Reloj de sol

Joaquín Pérez Azaústre

Ignacio Uría

NO es distinto a otras veces. Un ciudadano ha sido ejecutado por la banda mafiosa. Se llamaba Ignacio Uría Mendizábal, era empresario y no había pagado el impuesto revolucionario a ETA. Tenía setenta y un años. Ignacio Uría ha sido asesinado en Azpeitia, donde gobierna Acción Nacionalista Vasca, que no condena los atentados. Era uno de los tres propietarios de la constructora Altuna y Uría, que iba a llevar el AVE hasta Guipúzcoa. Le han matado dos pistoleros, de dos tiros: uno en la cabeza y otro en el pecho. Hacía su recorrido habitual. Ignacio Uría no llevaba guardaespaldas.

No es distinto a otras veces porque la realidad es la misma. Alguien se dedica a hacer su vida, a comer en un restaurante en compañía de sus amigos, como Gregorio Ordóñez, o corrige exámenes en su despacho en la universidad, como le pasó a Francisco Tomás y Valiente, y de pronto la muerte irrumpe en su conciencia cotidiana, rompe el trasiego lógico del día. Así ha ocurrido también con Ignacio Uría, cuya empresa ya había sido amenazada por la banda mafiosa, pero sin ceder a la coacción del impuesto revolucionario, que de revolucionario tiene poco, y mucho de reembolso para el crimen. Ahora, más que nunca, se hace imprescindible regresar a la novela La carta, de Raúl Guerra Garrido, quizá una de las cumbres de la narrativa contemporánea, en la que se analiza hasta qué extremo de fragilidad y zozobra llega un empresario extremeño radicado en el País Vasco el día de su cincuenta cumpleaños, cuando recibe una carta de ETA pidiéndole el impuesto revolucionario. A partir de ahí, su mundo se desmorona, se hace añicos, y toda la sociedad, comenzando por su entorno inmediato y su propia familia, terminan dándole la espalda.
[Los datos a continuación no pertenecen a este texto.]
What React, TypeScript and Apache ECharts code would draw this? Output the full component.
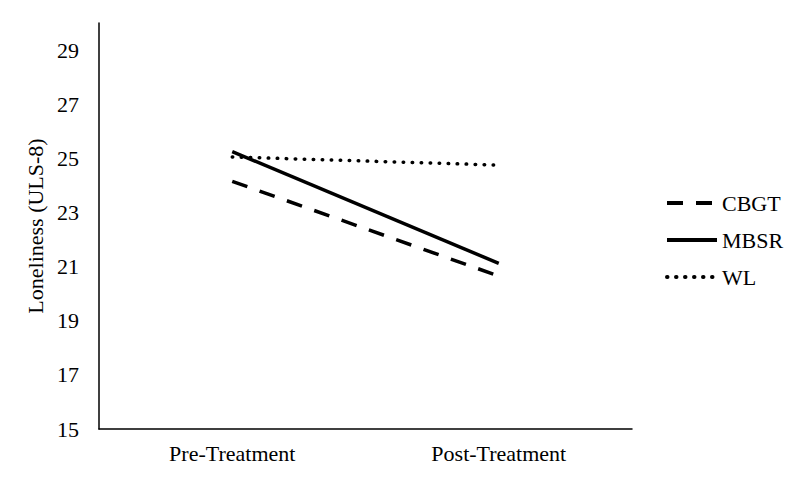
import React, { useEffect, useRef } from "react";
import * as echarts from "echarts";

const categories = ["Pre-Treatment", "Post-Treatment"];
const cbgt = [24.15, 20.65];
const mbsr = [25.25, 21.12];
const wl = [25.05, 24.75];
const yMin = 15;
const yMax = 30;
const yLabelStep = 2;

const FONT = "'Liberation Serif', 'Times New Roman', serif";

export default function App() {
  const ref = useRef<HTMLDivElement>(null);
  useEffect(() => {
    if (!ref.current) return;
    const chart = echarts.init(ref.current, null, { renderer: "svg" });
    chart.setOption({
      animation: false,
      backgroundColor: "#ffffff",
      grid: { left: 99, right: 168, top: 23, bottom: 50 },
      legend: {
        orient: "vertical",
        left: 660,
        top: 187,
        itemWidth: 50,
        itemHeight: 14,
        itemGap: 15,
        itemStyle: { color: "rgba(0,0,0,0)", borderWidth: 0, opacity: 0 },
        lineStyle: { width: 4 },
        textStyle: { fontFamily: FONT, fontSize: 22, color: "#000" },
        data: ["CBGT", "MBSR", "WL"],
      },
      xAxis: {
        type: "category",
        data: categories,
        boundaryGap: true,
        axisLine: { lineStyle: { color: "#000", width: 1.5 } },
        axisTick: { show: false },
        axisLabel: { fontFamily: FONT, fontSize: 22, color: "#000", margin: 13 },
      },
      yAxis: {
        type: "value",
        min: yMin,
        max: yMax,
        interval: 1,
        name: "Loneliness (ULS-8)",
        nameLocation: "middle",
        nameGap: 45,
        nameTextStyle: { fontFamily: FONT, fontSize: 22, color: "#000" },
        axisLine: { show: true, lineStyle: { color: "#000", width: 1.5 } },
        axisTick: { show: false },
        splitLine: { show: false },
        axisLabel: {
          fontFamily: FONT,
          fontSize: 22,
          color: "#000",
          margin: 20,
          formatter: (v: number) =>
            v < yMax && (v - yMin) % yLabelStep === 0 ? String(v) : "",
        },
      },
      series: [
        {
          name: "CBGT",
          type: "line",
          data: cbgt,
          symbol: "none",
          lineStyle: { color: "#000", width: 3.5, type: [16, 13] },
          itemStyle: { color: "#000" },
        },
        {
          name: "MBSR",
          type: "line",
          data: mbsr,
          symbol: "none",
          lineStyle: { color: "#000", width: 3.5 },
          itemStyle: { color: "#000" },
        },
        {
          name: "WL",
          type: "line",
          data: wl,
          symbol: "none",
          lineStyle: { color: "#000", width: 3.5, type: [0.5, 8.5], cap: "round" },
          itemStyle: { color: "#000" },
        },
      ],
    });
    return () => chart.dispose();
  }, []);
  return <div ref={ref} style={{ width: 800, height: 479, position: "fixed", left: 0, top: 0 }} />;
}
Quizá la sociedad vasca haya cambiado en este punto, pero Raúl Guerra Garrido, años después, sigue viviendo fuera del País Vasco.

Alguien hace su vida, pero no sabe que ya ha sido condenado. Entonces, y esto es lo alucinante, utilizando un peregrino pretexto ideológico, un par de vascos tiran de pistola y le pegan dos tiros a una víctima inocente, cuyo único crimen ha sido no pagar su cuota correspondiente a la administración mafiosa. La extorsión, entonces, siempre ha sido un procedimiento mafioso enteramente, con el fin primordial de mantener esa infraestructura del terror. La empresa de Ignacio Uría iba a llevar el AVE hasta el País Vasco, iba a vertebrar por la espina dorsal de las vías férreas Euskadi con el resto del país. Pero claro, conectar al País Vasco con el AVE era algo contrario, en su esencia interior, al proyecto prerromano de la autodeterminación del pueblo vasco. Esto, claro, es lo que dicen. La verdad sencilla es que ni hay lucha política, ni aquí hay una guerra. Sólo hay una banda brutal de delincuentes.